My belief really and truly is, they were/are all fantastic players and I was and am loathe to try to claim one guy is “better” than the next.  They played with different players, on different teams, for different coaches and in different “systems”.  (Bobby Hull, for example, played in a wide-open system in Chicago. Frank Mahovlich played in a much more up and down, checking system under Punch Imlach in Toronto back in the 1960s.)

Now yes, I have said here, and I believe, that Orr (shown at left with Team Canada in 1976) was the finest all-around player I’ve ever seen, and I stand by that.  That’s my observation, my “opinion” and only that.  That is not, though, to compare him to anyone else.  Simply that, in my mind, Orr was that good, certainly in his era, at least.

Now, when it comes to the above-mentioned “fantasy” game between Orr and Gretzky and “who would win” (assuming they both had outstanding goalies in net from whatever era we want—you pick), yes, I do have an “opinion”.

Orr wins by a big margin.

Is this a knock on Gretzky?  Hardly.  We all know the guy was amazing.  Add whatever descriptive words you want to add.

But if you had a team of "Orrs" literally versus a team of "Gretzkys", you’d have two players with extraordinary hockey sense, for sure.  Starting and stopping and darting at full speed, check mark.  Uncanny vision and passing ability, for sure.

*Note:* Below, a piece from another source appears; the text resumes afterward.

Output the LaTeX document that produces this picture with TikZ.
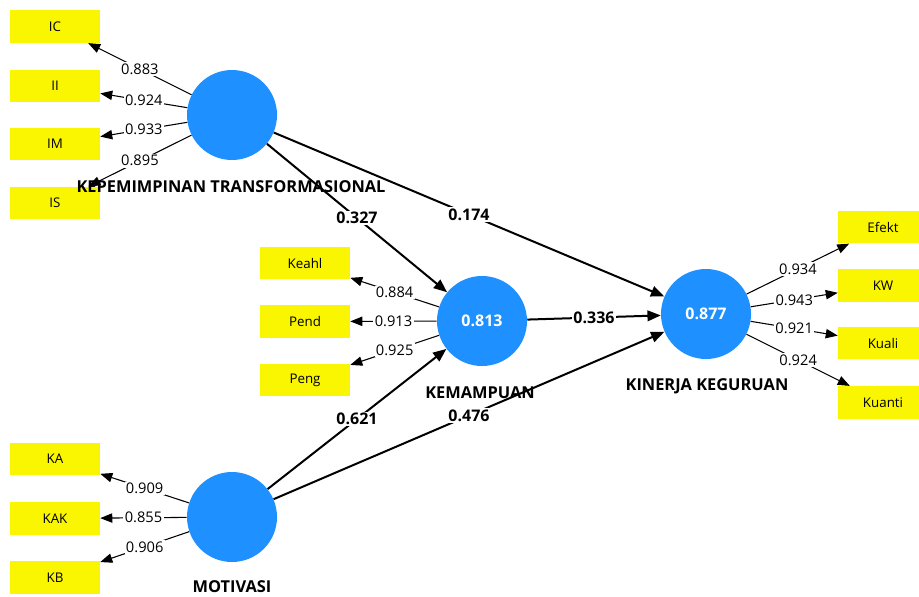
\documentclass[tikz,border=0pt]{standalone}
\usepackage{fontspec}
\setmainfont{Open Sans}
\usepackage{tikz}
\usetikzlibrary{positioning, arrows.meta}
\definecolor{LvBlue}{RGB}{30,144,255}
\definecolor{IndYellow}{RGB}{250,245,0}
\tikzset{
  lv/.style={circle, fill=LvBlue, draw=none, minimum size=67.5pt, inner sep=0pt,
    text=white, font=\fontsize{12}{14}\selectfont\bfseries},
  ind/.style={fill=IndYellow, draw=none, minimum width=67.5pt, minimum height=24.5pt,
    inner sep=0pt, font=\fontsize{10}{12}\selectfont},
  lvlab/.style={font=\fontsize{12.3}{14}\selectfont\bfseries, inner sep=0pt},
  load/.style={-{Triangle[length=9pt, width=7pt]}, line width=0.8pt},
  pth/.style={-{Triangle[length=10pt, width=8pt]}, line width=1.5pt},
  val/.style={midway, fill=white, inner sep=1pt, font=\fontsize{11}{13}\selectfont},
  pval/.style={midway, fill=white, inner sep=1pt, font=\fontsize{12}{14}\selectfont\bfseries},
}

\begin{document}
\begin{tikzpicture}[x=0.75pt, y=-0.75pt]
  \useasboundingbox (0,0) rectangle (919,596);
  % latent variables
  \node[lv] (KT) at (232,115) {};
  \node[lv] (KEM) at (482,321) {0.813};
  \node[lv] (KK) at (706,314) {0.877};
  \node[lv] (MOT) at (232,517) {};
  % structural paths
  \draw[pth] (KT) -- (KEM) node[pval] {0.327};
  \draw[pth] (KT) -- (KK) node[pval] {0.174};
  \draw[pth] (KEM) -- (KK) node[pval] {0.336};
  \draw[pth] (MOT) -- (KEM) node[pval] {0.621};
  \draw[pth] (MOT) -- (KK) node[pval] {0.476};
  % indicators
  \foreach \n/\y/\v in {IC/26.5/0.883, II/86/0.924, IM/144/0.933, IS/203/0.895} {
    \node[ind] (\n) at (55,\y) {\n};
    \draw[load] (KT) -- (\n) node[val] {\v};
  }
  \foreach \n/\y/\v in {Keahl/263/0.884, Pend/321.5/0.913, Peng/380/0.925} {
    \node[ind] (\n) at (305,\y) {\n};
    \draw[load] (KEM) -- (\n) node[val] {\v};
  }
  \foreach \n/\y/\v in {Efekt/227/0.934, KW/285.5/0.943, Kuali/343/0.921, Kuanti/402.5/0.924} {
    \node[ind] (\n) at (883,\y) {\n};
    \draw[load] (KK) -- (\n) node[val] {\v};
  }
  \foreach \n/\y/\v in {KA/459/0.909, KAK/518.5/0.855, KB/577.5/0.906} {
    \node[ind] (\n) at (55,\y) {\n};
    \draw[load] (MOT) -- (\n) node[val] {\v};
  }
  % construct names
  \node[lvlab] (KTlab) at (231,187) {KEPEMIMPINAN TRANSFORMASIONAL};
  \node[lvlab] (KEMlab) at (480,393) {KEMAMPUAN};
  \node[lvlab] (KKlab) at (707,386) {KINERJA KEGURUAN};
  \node[lvlab] (MOTlab) at (232,587) {MOTIVASI};
\end{tikzpicture}
\end{document}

Both were marvelous in those areas, Gretzky maybe the best of all time.

But while Wayne could skate and shift and move, Orr had extraordinary speed.  Extra gears.  So did Wayne, but Bobby was smoother.

Even if I conceded that Wayne could maybe keep up with Orr in a foot race, the obvious distinction is that Gretzky was a forward and Orr was a defenseman.  Orr, to me, was a d-man who could easily have been a forward, played any position.  Gretzky could not have played defense.  I mean sure, he had the skill to play the position, but Orr hammered guys, fought, blocked all kinds of shots, played dangerously.  That wasn’t Gretzky.

So the physical dimension and Orr’s raw speed and ability to play any position gives him the decided advantage in this make-believe “five-on-five” contest.

Not everyone will agree, I’m sure, and that’s, as I often say, part of the fun in being a fan.  If we all believed the same thing, cheered for the same team, had the same favorite player, it would be pretty dull stuff.

For fun, let me know your opinion on this one!



  1. Man...

    My first instinct was to go with Orr, for the reasons you outlined.

    That said, Gretzky had two areas of the game where he was better than anyone else who'd ever played: his ability to get the puck to an open man, and his almost uncanny ability to know where the puck was going to end up and get there first. Five Gretzky's who could do both of those things? I'm not sure anyone, even Orr, could get the puck from them.

  2. Hi DGB...I can't argue with your reference to Gretzky's gifts in those areas. That's what makes this kind of discussion fun. Two phenomenal players. You couldn't go wrong with either of these guys.

  3. Pond hockey? Gretzky wins hands down. NHL hockey? Orr dominates. The physical aspect of Orr's game carries the day. Gretzky's team is going to get some beautiful '72 CCCP goals for sure but Orr's winning the battle for any rebounds or loose pucks. About the only way I would see it going the other way is if the game was played on an Olympic sized rink then 99 might be able to control the puck indefinitely. Hmmmmm . . . depends a bit on who's playing net as well, a good puckhandling goaltender would shift thing in Gretzky's favour a bit as well I think, making some good outlet passes. Maybe Orr gets a few more penalties too . . . Nope, I'm still going with Orr.

    Cheers, good question.

  4. Thanks buddha hat. Pond hockey- now that would be fun to watch between those two guys, for sure. They could both skate all day with the puck. The game may never end-and what entertainment. Thanks.